Nadie vería la serie si mostrara a una pareja que enamora, se casa, tiene hijos, no hay conflicto. Fin. El drama es constitutivo. Equivocadamente, a veces pensamos que, si mostramos nuestra vulnerabilidad, si dejamos traslucir nuestros sentimientos no tan positivos la gente no va a querernos, cuando el efecto que provoca mostrarnos de manera genuina es el contrario. Somos seres empáticos. Cuando yo me abro, al otro se le activan también sus propias heridas, especialmente las que traemos desde la primera niñez, como el miedo al abandono o a la falta de aprobación.

El problema es que en ocasiones tenemos una tendencia a consolar y responder antes de simplemente escuchar o conectar con el otro. El dolor nos incomoda, preferimos no ver las partes oscuras. Es cuando sin detenernos realmente lanzamos conclusiones, ensayamos soluciones o empujamos al confesor a que salga lo antes posible de su estado lastimoso: «Dale, salgamos, ya pasó mucho tiempo, te va a hacer bien», «la vida es una, hay que divertirse», «juega, tírate al mar, decirle a tu mujer que la quieres». Suelta. El imperativo de la alegría permanente y el goce fugaz y cortoplacista aniquila toda posibilidad de cura emocional.

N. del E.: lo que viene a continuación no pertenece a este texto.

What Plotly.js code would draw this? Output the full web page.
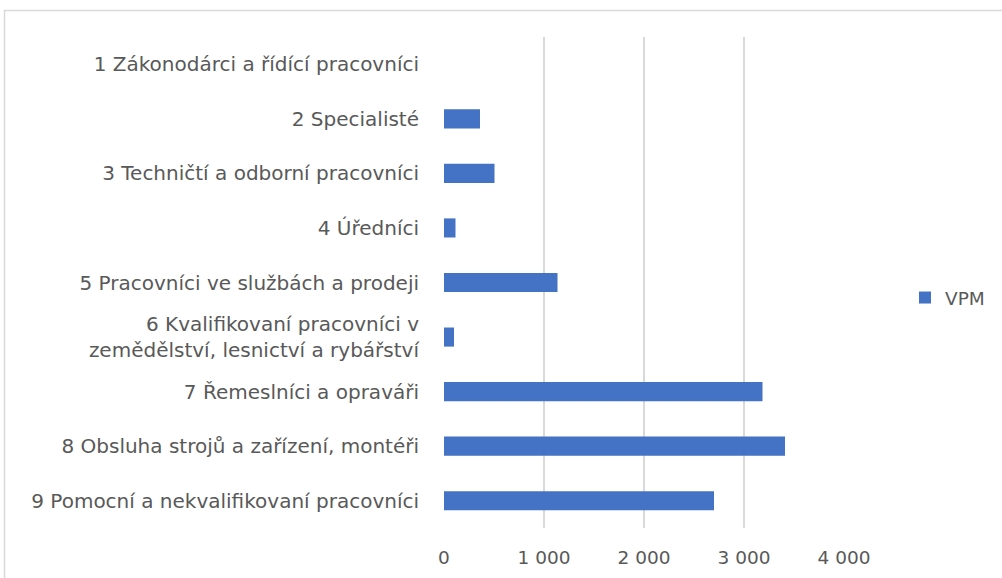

Son interrupciones que postergan la cicatrización real. Antes de ser resueltas, las heridas piden primero ser abrazadas. Necesitan ser miradas de frente, que bajemos a las profundidades para empezar a ser remendadas. La felicidad, aunque pueda sonar pesimista, es una consecuencia de las decisiones que tomamos y de haber entrado a los lugares donde entramos. Porque al final, dice Husni, siempre hay recompensa. Llega cuando sentís que estás atravesando con entereza y recursos los obstáculos y dificultades que te pone la vida y conectas con ese grado de plenitud que nada tiene que ver con la rapidez y el impulso frenético o escapista. Cuando te decís a vos mismo «qué bien, pude salir de acá sin golpearme tanto»; recién ahí, siguiendo a los cultivadores del arte del kintsugi, las grietas fracturadas comienzan a modelarse y mostrar su esplendor dorado, digno de veneración.